Il faut remettre l’église au milieu du village ! L’hôtel que vous réserverez sur Booking ou la poussette que vous vendrez sur Le Bon Coin ne nous intéressent pas.

Nous voulons lutter, d’une, part contre les grands fraudeurs fiscaux, que nous pouvons confondre à travers la domiciliation fiscale, d’autre part, contre ceux qui vendent illicitement du tabac et d’autres produits. La fédération des buralistes elle-même encourage le Parlement à adopter cette disposition.

L’article 57 respecte évidemment nos libertés publiques.
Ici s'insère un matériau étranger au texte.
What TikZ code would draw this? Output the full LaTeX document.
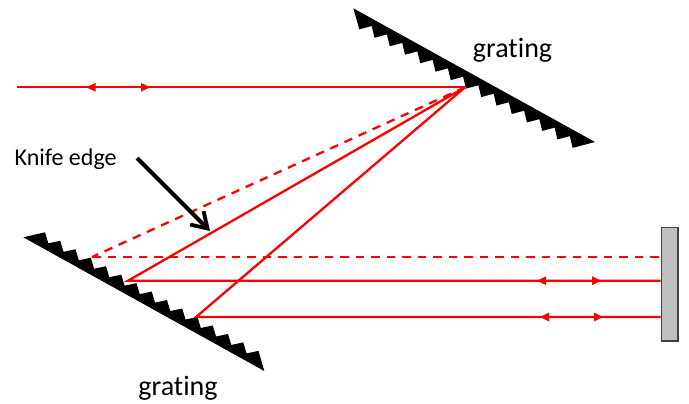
\documentclass[tikz,border=0pt]{standalone}
\usepackage{fontspec}
\setmainfont[RawFeature={-liga;-clig}]{Carlito}
\usetikzlibrary{arrows.meta}
\definecolor{beam}{RGB}{255,0,0}
\tikzset{
  x=1bp,y=-1bp,
  beamline/.style={draw=beam,line width=2.3bp,line join=miter},
  beamdash/.style={draw=beam,line width=2.3bp,dash pattern=on 8.5bp off 7bp},
  gratinglabel/.style={inner sep=0pt,anchor=base,font=\fontsize{28bp}{30bp}\selectfont},
  knifelabel/.style={inner sep=0pt,anchor=base west,font=\fontsize{24bp}{26bp}\selectfont},
  mirrorbox/.style={draw=black!75,fill=black!25,line width=1.6bp},
  pointer/.style={draw=black,line width=4bp,-{Straight Barb[length=15bp,width=19bp,line width=3.8bp]}},
  tipleft/.pic={\fill[beam] (0,0) -- (9,-4.4) -- (9,4.4) -- cycle;},
  tipright/.pic={\fill[beam] (0,0) -- (-9,-4.4) -- (-9,4.4) -- cycle;},
}
\begin{document}
\begin{tikzpicture}
\useasboundingbox (0,0) rectangle (689,403);
% gratings
\fill[black] (353.3,8.3)
  \foreach \k in {0,...,14}{ -- ({359.3+15.24*\k},{29.3+8.47*\k}) \ifnum\k<14 -- ({371.7+15.24*\k},{26+8.47*\k})\fi }
  -- (595,142) -- cycle;
\fill[black] (23.3,237.3)
  \foreach \k in {0,...,14}{ -- ({45+15.25*\k},{232.3+8.47*\k}) \ifnum\k<14 -- ({48.3+15.25*\k},{243.3+8.47*\k})\fi }
  -- (264.3,371) -- cycle;
% mirror
\node[mirrorbox,minimum width=16.6bp,minimum height=113.3bp,inner sep=0pt,anchor=north west] (mir) at (660.7,226.7) {};
% points
\coordinate (src) at (17,87.3);
\coordinate (hit) at (465,87.3);
\coordinate (g1) at (92,257);
\coordinate (g2) at (128,280.7);
\coordinate (g3) at (196,317);
\coordinate (m1) at (mir.west |- g1);
\coordinate (m2) at (mir.west |- g2);
\coordinate (m3) at (mir.west |- g3);
% rays
\draw[beamline] (src) -- (hit);
\draw[beamline] (hit) -- (g2) -- (m2);
\draw[beamline] (hit) -- (g3) -- (m3);
\draw[beamdash] (hit) -- (g1);
\draw[beamdash] (g1) -- (m1);
% direction marks
\pic at (86.5,87.3) {tipleft};
\pic at (150,87.3) {tipright};
\pic at (537,280.7) {tipleft};
\pic at (601,280.7) {tipright};
\pic at (540,317) {tipleft};
\pic at (603,317) {tipright};
% knife edge pointer
\coordinate (ks) at (137,158);
\coordinate (ke) at (210,231);
\draw[pointer] (ks) -- (ke);
% labels
\node[knifelabel] (knife) at (14.5,165) {Knife edge};
\node[gratinglabel] (gt) at (512.5,57) {grating};
\node[gratinglabel] (gb) at (178,395) {grating};
\end{tikzpicture}
\end{document}
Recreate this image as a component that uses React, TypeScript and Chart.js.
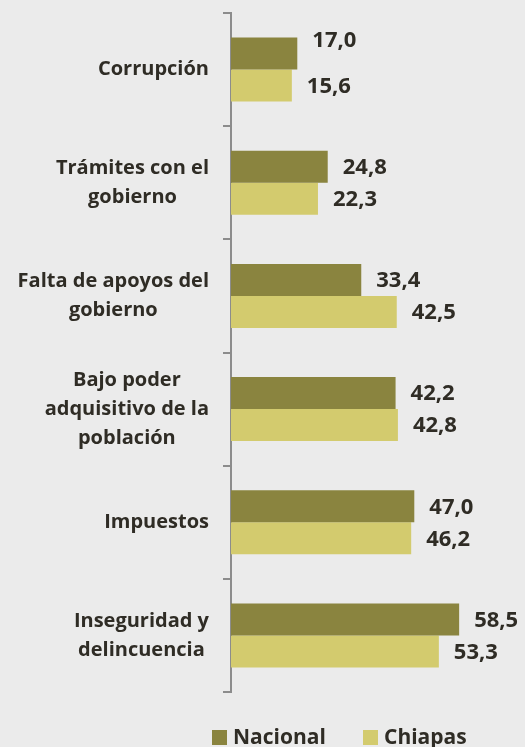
import React, { useEffect, useRef } from "react";
import { Chart, registerables } from "chart.js";

Chart.register(...registerables);

const categories: string[][] = [
  ["Corrupción"],
  ["Trámites con el", "gobierno"],
  ["Falta de apoyos del", "gobierno"],
  ["Bajo poder", "adquisitivo de la", "población"],
  ["Impuestos"],
  ["Inseguridad y", "delincuencia"],
];
const nacional: number[] = [17.0, 24.8, 33.4, 42.2, 47.0, 58.5];
const chiapas: number[] = [15.6, 22.3, 42.5, 42.8, 46.2, 53.3];
const seriesNames = ["Nacional", "Chiapas"];

const COLORS = ["#8A843F", "#D3CB6E"];
const TEXT = "#2F2C25";
const FONT = "'Open Sans', sans-serif";
const BG = "#EBEBEB";

const labelPlugin = {
  id: "customLabels",
  afterDatasetsDraw(chart: any) {
    const ctx = chart.ctx;
    ctx.save();
    ctx.fillStyle = TEXT;
    ctx.font = `bold 22px ${FONT}`;
    ctx.textBaseline = "middle";
    ctx.textAlign = "left";
    chart.data.datasets.forEach((ds: any, di: number) => {
      const meta = chart.getDatasetMeta(di);
      meta.data.forEach((bar: any, i: number) => {
        const v = ds.data[i] as number;
        let dy = 1;
        if (di === 0 && i === 0) dy = -13;
        ctx.fillText(v.toFixed(1).replace(".", ","), bar.x + 15, bar.y + dy);
      });
    });
    // category labels
    const yScale = chart.scales.y;
    ctx.font = `bold 20px ${FONT}`;
    ctx.textAlign = "center";
    const rightEdge = 209;
    const lh = 29;
    categories.forEach((lines, i) => {
      const cy = yScale.getPixelForValue(i);
      const maxW = Math.max(...lines.map((l) => ctx.measureText(l).width));
      const cx = rightEdge - maxW / 2;
      const start = cy - ((lines.length - 1) * lh) / 2;
      lines.forEach((l, li) => ctx.fillText(l, cx, start + li * lh));
    });
    // legend
    ctx.font = `bold 21px ${FONT}`;
    ctx.textAlign = "left";
    const legendY = 737;
    const xs = [212, 363];
    seriesNames.forEach((name, i) => {
      ctx.fillStyle = COLORS[i];
      ctx.fillRect(xs[i], legendY - 7, 15, 15);
      ctx.fillStyle = TEXT;
      ctx.fillText(name, xs[i] + 21, legendY + 1);
    });
    ctx.restore();
  },
};

export default function App() {
  const ref = useRef<HTMLCanvasElement>(null);
  useEffect(() => {
    if (!ref.current) return;
    const chart = new Chart(ref.current, {
      type: "bar",
      data: {
        labels: categories.map((c) => c.join(" ")),
        datasets: [
          {
            label: seriesNames[0],
            data: nacional,
            backgroundColor: COLORS[0],
            categoryPercentage: 0.565,
            barPercentage: 1,
          },
          {
            label: seriesNames[1],
            data: chiapas,
            backgroundColor: COLORS[1],
            categoryPercentage: 0.565,
            barPercentage: 1,
          },
        ],
      },
      options: {
        indexAxis: "y",
        animation: false,
        responsive: false,
        maintainAspectRatio: false,
        layout: { padding: { left: 231, top: 13, bottom: 55, right: 21 } },
        plugins: { legend: { display: false }, tooltip: { enabled: false } },
        scales: {
          x: { display: false, min: 0, max: 70 },
          y: {
            afterFit: (s: any) => {
              s.width = 0;
            },
            ticks: { display: false },
            grid: {
              offset: true,
              drawOnChartArea: false,
              drawTicks: true,
              tickLength: 8,
              color: "#8C8C8C",
              lineWidth: 2,
            },
            border: { display: true, color: "#8C8C8C", width: 2 },
          },
        },
      },
      plugins: [labelPlugin],
    });
    return () => chart.destroy();
  }, []);
  return (
    <div style={{ position: "fixed", left: 0, top: 0, width: 525, height: 747, background: BG }}>
      <canvas ref={ref} width={525} height={747} style={{ display: "block" }} />
    </div>
  );
}
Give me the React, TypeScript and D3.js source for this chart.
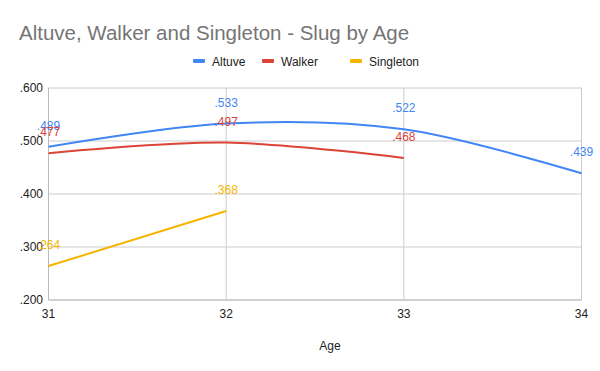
import React from "react";
import * as d3 from "d3";

const ages = [31, 32, 33, 34];
const altuve = [0.489, 0.533, 0.522, 0.439];
const walker = [0.477, 0.497, 0.468];
const singleton = [0.264, 0.368];
const yTicks = [0.2, 0.3, 0.4, 0.5, 0.6];
const seriesNames = ["Altuve", "Walker", "Singleton"];
const seriesColors = ["#4285F4", "#DB4437", "#F4B400"];

const W = 600, H = 371;
const fmt = (v: number) => d3.format(".3f")(v).replace(/^0/, "");

export default function App() {
  const x = d3.scaleLinear().domain([31, 34]).range([48.5, 581.5]);
  const y = d3.scaleLinear().domain([0.2, 0.6]).range([300, 88]);
  const series = [altuve, walker, singleton];
  const line = d3
    .line<number>()
    .x((_, i) => x(ages[i]))
    .y((d) => y(d))
    .curve(d3.curveCatmullRom.alpha(0.5));
  const font = "Liberation Sans, Arial, sans-serif";
  const legendX = [193, 262, 350];
  return (
    <svg width={W} height={H} style={{ position: "absolute", left: 0, top: 0, background: "#fff" }} fontFamily={font}>
      <rect width={W} height={H} fill="#fff" />
      <text x={19} y={40} fontSize={20.5} fill="#757575">
        Altuve, Walker and Singleton - Slug by Age
      </text>
      {seriesNames.map((n, i) => (
        <g key={n}>
          <rect x={legendX[i]} y={59} width={12} height={4} rx={1} fill={seriesColors[i]} />
          <text x={legendX[i] + 19} y={65.5} fontSize={12} fill="#222">
            {n}
          </text>
        </g>
      ))}
      {yTicks.map((t) => (
        <g key={t}>
          <line x1={x(31)} x2={x(34)} y1={y(t)} y2={y(t)} stroke="#ccc" strokeWidth={1} />
          <text x={43} y={y(t) + 4} fontSize={12} textAnchor="end" fill="#222">
            {fmt(t)}
          </text>
        </g>
      ))}
      {ages.map((a) => (
        <g key={a}>
          <line x1={x(a)} x2={x(a)} y1={y(0.6)} y2={y(0.2)} stroke="#ccc" strokeWidth={1} />
          <text x={x(a)} y={318} fontSize={12} textAnchor="middle" fill="#222">
            {a}
          </text>
        </g>
      ))}
      <line x1={x(31)} x2={x(34)} y1={y(0.2)} y2={y(0.2)} stroke="#bbb" />
      <line x1={x(31)} x2={x(31)} y1={y(0.6)} y2={y(0.2)} stroke="#bbb" />
      <text x={330} y={350} fontSize={12} textAnchor="middle" fill="#222">
        Age
      </text>
      {series.map((s, si) => (
        <path key={si} d={line(s) || ""} fill="none" stroke={seriesColors[si]} strokeWidth={2} />
      ))}
      {series.map((s, si) =>
        s.map((v, i) => (
          <text key={si + "-" + i} x={x(ages[i])} y={y(v) - 17} fontSize={12} textAnchor="middle" fill={seriesColors[si]}>
            {fmt(v)}
          </text>
        ))
      )}
    </svg>
  );
}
Nous pouvons déjà utiliser les données figurant sur Instagram ou Facebook pour prouver des infractions.

Mme Marie-Pierre de la Gontrie. Pourquoi cet article dans ce cas ?

M. Gérald Darmanin, ministre. Actuellement, la recherche est faite manuellement. Demain, elle pourra être automatisée, mais elle sera bien entendu suivie d’un contrôle humain qui permettra de procéder à des vérifications pour éviter toute confusion.

Je serais très étonné que le Sénat, dans sa grande sagesse, ne donne pas les moyens à l’État français de lutter contre les fraudeurs.

Mme la présidente. Je suis saisie de trois amendements identiques.

L’amendement n° II-345 rectifié bis est présenté par M. Bonhomme, Mmes Dumas et Bonfanti-Dossat, MM. D. Laurent et Pellevat, Mme Micouleau et MM. Perrin et Milon.

L’amendement n° II-1083 rectifié bis est présenté par MM. L. Hervé, Guerriau et Danesi, Mme L. Darcos, M. Mizzon, Mmes de la Gontrie et Vérien, MM. Détraigne, Janssens et Kern, Mme S. Robert, MM. B. Fournier, Houpert, Cadic, Henno et Laménie, Mme Dumas et M. Luche.

L’amendement n° II-1109 est présenté par MM. Bocquet, Savoldelli et les membres du groupe communiste républicain citoyen et écologiste.

Ces trois amendements sont ainsi libellés :

Supprimer cet article.

L’amendement n° II-345 rectifié bis n’est pas soutenu.

La parole est à M. Loïc Hervé, pour présenter l’amendement n° II-1083 rectifié bis.